Honest caveat: A Product Hunt launch is a one-time event, not a repeatable acquisition channel. The traffic spike typically fades within 48 to 72 hours. It should not substitute for customer discovery, SEO, community building, or outbound. It can amplify momentum you already have — it rarely creates momentum from scratch.

Decision map: where to start

  • Code-first founder building from scratch: Start with Cursor for implementation, Vercel for deployment. Add Stripe when you have something ready to charge for.
  • Founder prototyping a concept before committing to a build: Start with Lovable to create a testable interface. Validate with real users before adding Vercel or Stripe.
  • Ready to deploy a working product: Set up Vercel for hosting and confirm your domain, environment variables, and deployment pipeline work before sending any traffic.
  • Ready to charge: Add Stripe. Configure a checkout flow, test it end-to-end with a real transaction, and verify tax and payout settings before announcing pricing publicly.
  • Ready to launch publicly: Prepare a Product Hunt listing only after the product is live, the landing page is clear, and you have a group of early supporters ready to engage on day one.

Caveats and limitations

Stack decisions made at the prototype stage are not permanent.
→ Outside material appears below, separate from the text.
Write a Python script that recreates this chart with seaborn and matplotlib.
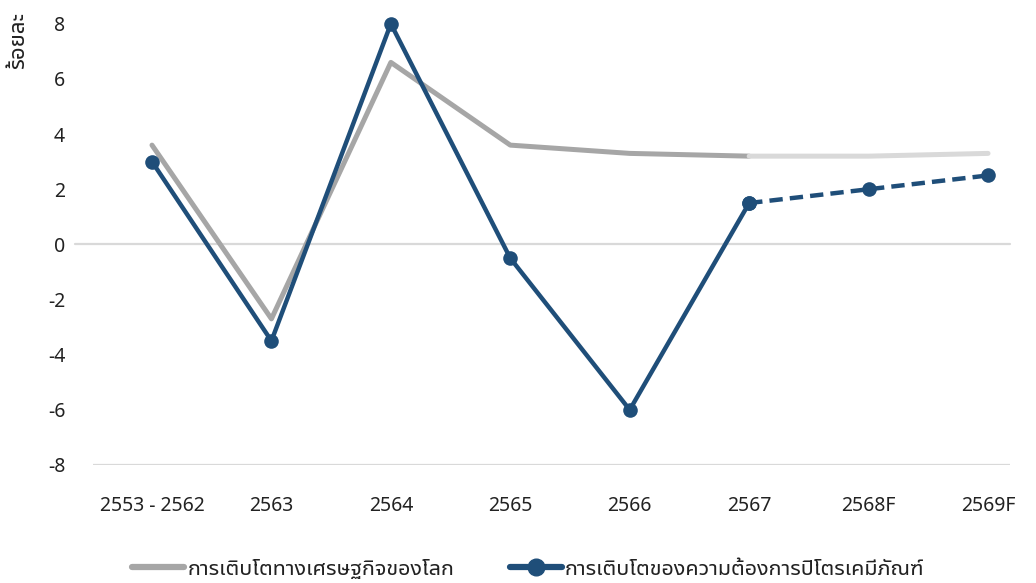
import matplotlib
matplotlib.use("Agg")
import matplotlib.pyplot as plt
import seaborn as sns
import pandas as pd
from matplotlib.lines import Line2D

categories = ['2553 - 2562', '2563', '2564', '2565', '2566', '2567', '2568F', '2569F']
gdp_growth = [3.6, -2.7, 6.6, 3.6, 3.3, 3.2, 3.2, 3.3]
petro_growth = [3.0, -3.5, 8.0, -0.5, -6.0, 1.5, 2.0, 2.5]
n_actual = 6  # actual data through 2567; forecast afterwards
y_ticks = [-8, -6, -4, -2, 0, 2, 4, 6, 8]
y_label = 'ร้อยละ'
label_gdp = 'การเติบโตทางเศรษฐกิจของโลก'
label_petro = 'การเติบโตของความต้องการปิโตรเคมีภัณฑ์'

sns.set_theme(style='white')
FAM = ['Noto Sans Thai UI', 'Noto Sans', 'DejaVu Sans']
plt.rcParams['font.family'] = FAM

GRAY = '#a6a6a6'
LGRAY = '#d9d9d9'
BLUE = '#1f4e79'

df = pd.DataFrame({'x': range(len(categories)), 'gdp': gdp_growth, 'petro': petro_growth})
act = df.iloc[:n_actual]
fc = df.iloc[n_actual - 1:]

fig = plt.figure(figsize=(10.36, 5.83), dpi=100)
ax = fig.add_axes([93 / 1036, 118 / 583, (1010 - 93) / 1036, (465 - 10) / 583])

ax.axhline(0, xmin=-0.02, xmax=1.0, color=LGRAY, lw=1.6, clip_on=False, zorder=1)
ax.axhline(-8, color=LGRAY, lw=1.6, zorder=1)

sns.lineplot(data=act, x='x', y='gdp', ax=ax, color=GRAY, lw=3.6, zorder=2,
             solid_capstyle='round')
sns.lineplot(data=fc, x='x', y='gdp', ax=ax, color=LGRAY, lw=3.6, zorder=2,
             solid_capstyle='round')
sns.lineplot(data=act, x='x', y='petro', ax=ax, color=BLUE, lw=3.2, zorder=3,
             marker='o', markersize=10.5, markeredgewidth=0, clip_on=False)
sns.lineplot(data=fc, x='x', y='petro', ax=ax, color=BLUE, lw=3.2, zorder=3,
             marker='o', markersize=10.5, markeredgewidth=0, dashes=False,
             linestyle=(0, (3, 1.6)), clip_on=False)

ax.set_xlim(-0.494, 7.184)
ax.set_ylim(-8, 8.5)
ax.set_xticks(range(len(categories)))
ax.set_xticklabels(categories)
ax.set_yticks(y_ticks)
ax.set_yticklabels([str(v) for v in y_ticks])
ax.set_xlabel('')
ax.set_ylabel('')
ax.tick_params(axis='x', length=0, pad=22, labelsize=14, labelcolor='#222222')
ax.tick_params(axis='y', length=0, pad=20, labelsize=14, labelcolor='#222222')
for lbl in ax.get_xticklabels() + ax.get_yticklabels():
    lbl.set_family(FAM)
for s in ax.spines.values():
    s.set_visible(False)
ax.grid(False)

fig.text(19 / 1036, 1 - 12 / 583, y_label, rotation=90, ha='center', va='top',
         fontsize=16, color='#222222', family=FAM)

handles = [
    Line2D([0], [0], color=GRAY, lw=4.5),
    Line2D([0], [0], color=BLUE, lw=4.5, marker='o', markersize=12),
]
fig.legend(handles, [label_gdp, label_petro], loc='lower center',
           bbox_to_anchor=(0.51, -0.028), ncol=2, frameon=False,
           handlelength=2.4, handletextpad=0.15, columnspacing=2.6,
           labelcolor='#222222', prop={'family': FAM, 'size': 15.5})

fig.savefig('out.png', dpi=100)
The goal at launch is the minimum set of tools that moves the next constraint — not a complete production platform. Add tools only when you have a specific problem they solve. Tool accumulation before validation is one of the most common ways solo founders slow themselves down. For related picks and comparisons, see the WorkTechJournal picks section, comparisons section, and guides section for AI product planning and solo-founder tool stacks.

Tool information is based on official product pages, pricing pages, and publicly available documentation at time of writing. Verify current pricing, features, and availability directly with each tool before making decisions.